Todd Schwartzman - Analyst
And what will the new covenants be?
Farooq Kathwari - Chairman & CEO
The new covenants, in broad terms, just what we are working on is going to be basically not many covenants until we come very, very close to using all of it, then the covenants will come into force.
Todd Schwartzman - Analyst
Any more color on that?
Farooq Kathwari - Chairman & CEO
No, but really what it is is because we are secure with our inventory and receivables, so they have got a pretty good security for $60 million of a line. So approximately, I don't know, of the last $8 million or -- $10 million or so, when we come to using about 80% of it or 90%, some covenant, leverage ratio covenants will come into force.

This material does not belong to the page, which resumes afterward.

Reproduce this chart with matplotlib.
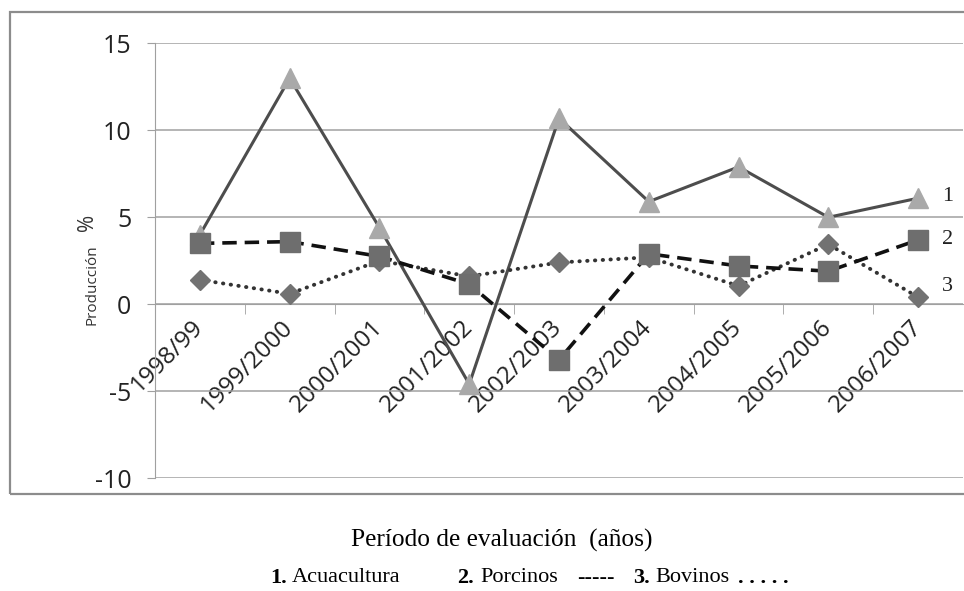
import matplotlib
matplotlib.use("Agg")
import matplotlib.pyplot as plt
from matplotlib.patches import Rectangle

periodos = ["1998/99", "1999/2000", "2000/2001", "2001/2002", "2002/2003",
            "2003/2004", "2004/2005", "2005/2006", "2006/2007"]
acuacultura = [4.0, 13.0, 4.4, -4.6, 10.7, 5.9, 7.9, 5.0, 6.1]
porcinos = [3.5, 3.6, 2.75, 1.15, -3.2, 2.9, 2.2, 1.9, 3.7]
bovinos = [1.4, 0.6, 2.5, 1.6, 2.4, 2.7, 1.05, 3.45, 0.4]
y_ticks = [-10, -5, 0, 5, 10, 15]

plt.rcParams['font.family'] = ['Open Sans', 'DejaVu Sans']

fig = plt.figure(figsize=(9.64, 5.91), dpi=100)
ax = fig.add_axes([0.1608, 0.1912, 0.8382, 0.7352])

x = list(range(len(periodos)))

# series (later ones on top, as in the original)
ax.plot(x, acuacultura, color='#4d4d4d', lw=2.2, marker='^', ms=15,
        mfc='#a9a9a9', mec='#a9a9a9', zorder=3)
ax.plot(x, bovinos, color='#333333', lw=2.8, ls=(0, (0.1, 1.9)),
        dash_capstyle='round', marker='D', ms=10,
        mfc='#727272', mec='#727272', zorder=4)
ax.plot(x, porcinos, color='#111111', lw=2.6, ls=(0, (4, 2.2)),
        marker='s', ms=14, mfc='#6e6e6e', mec='#6e6e6e', zorder=5)

ax.set_xlim(-0.5, len(periodos) - 0.5)
ax.set_ylim(-10, 15)
ax.set_yticks(y_ticks)
ax.set_yticklabels([str(v) for v in y_ticks], fontsize=18, color='#222222')
ax.grid(axis='y', color='#a0a0a0', lw=1.1)
ax.set_axisbelow(True)

for s in ['top', 'right']:
    ax.spines[s].set_visible(False)
ax.spines['left'].set_color('#a0a0a0')
ax.spines['bottom'].set_position(('data', 0))
ax.spines['bottom'].set_color('#a0a0a0')
ax.tick_params(axis='y', length=6, color='#a0a0a0', pad=11)

ax.set_xticks(x)
ax.set_xticklabels(periodos, rotation=45, ha='right', va='center',
                   rotation_mode='anchor', fontsize=17.5, color='#222222')
ax.tick_params(axis='x', which='major', length=0, pad=14)
ax.set_xticks([i + 0.5 for i in x[:-1]], minor=True)
ax.tick_params(axis='x', which='minor', length=7, color='#a0a0a0')

# y axis label in two parts
fig.text(0.091, 0.624, '%', rotation=90, fontsize=15, ha='center', va='center',
         color='#333333')
fig.text(0.095, 0.518, 'Producción', rotation=90, fontsize=11, ha='center',
         va='center', color='#333333')

# series numbers at right end
for lab, val in zip(['1', '2', '3'], [6.2, 3.7, 1.0]):
    ax.text(8.27, val, lab, fontsize=16, family='Liberation Serif',
            ha='left', va='center', color='#222222')

# frame around the chart
fig.patches.append(Rectangle((0.0104, 0.1641), 1.02, 0.8156,
                             transform=fig.transFigure, fill=False,
                             ec='#8c8c8c', lw=1.6, clip_on=False))

serif = 'Liberation Serif'
fig.text(0.521, 0.0863, 'Período de evaluación  (años)', fontsize=18.3,
         family=serif, ha='center', va='center')

# second caption line
partes = [(270, '1.', 'bold'), (292, 'Acuacultura', 'normal'),
          (457, '2.', 'bold'), (480, 'Porcinos', 'normal'),
          (577, '-----', 'bold'), (633, '3.', 'bold'),
          (655, 'Bovinos', 'normal'), (738, '. . . . .', 'bold')]
for px, txt, w in partes:
    fig.text(px / 964, 0.022, txt, fontsize=16, family=serif, weight=w,
             ha='left', va='center')

fig.savefig('out.png', dpi=100)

Todd Schwartzman - Analyst
Okay. Thank you very much.
Operator
(Operator Instructions). I am showing no further questions at this time, sir.
Farooq Kathwari - Chairman & CEO
All right, well, thank you very much. And any more questions, please give a call to Dave Callen. Thanks very much.
Operator
Ladies and gentlemen, thank you for your participation in today's conference. This concludes the conference. You may now disconnect.